Google’s latest additions to the Gemma 4 family introduce small, fast, and omni-capable models explicitly built for efficient local execution across a wide range of devices. Optimized in collaboration with NVIDIA, these models scale effortlessly from Jetson Orin Nano edge AI modules to GeForce RTX PCs, workstations, and the DGX Spark personal AI supercomputer.
The Agentic AI Paradigm
The Gemma 4 family acts as a high-performance engine for local AI agents. Spanning E2B, E4B, 26B, and 31B variants, these models are designed for efficient deployment anywhere. They natively support structured tool use (function calling) for agents and offer interleaved multimodal inputs, allowing developers to mix text and images in any order within a single prompt.

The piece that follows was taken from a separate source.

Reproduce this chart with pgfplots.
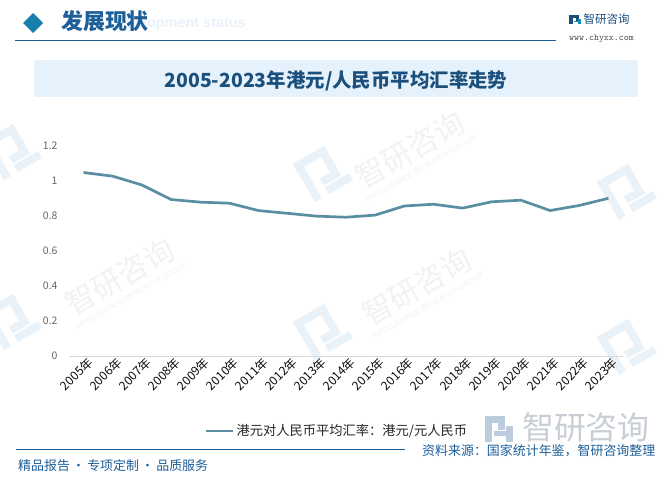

Depending on hardware and goals, developers generally utilize one of two main tiers:
1. Ultra-Efficient Edge Models (E2B and E4B)
- The Tech: Gemma 4 E2B and E4B.
- How it Works: These models are built for ultra-efficient, low-latency inference at the edge. They operate completely offline with near-zero latency and zero API fees.
- Best For: IoT devices, robotics, and localized sensor networks.
- Hardware Needed: Devices including NVIDIA Jetson Orin Nano modules.
2. High-Performance Agentic Models (26B and 31B)
- The Tech: Gemma 4 26B and 31B.
- How it Works: These variants are designed specifically for high-performance reasoning and developer-centric workflows.
- Best For: Complex problem-solving, code generation, and running agentic AI.
- Hardware Needed: NVIDIA RTX GPUs, workstations, and DGX Spark systems.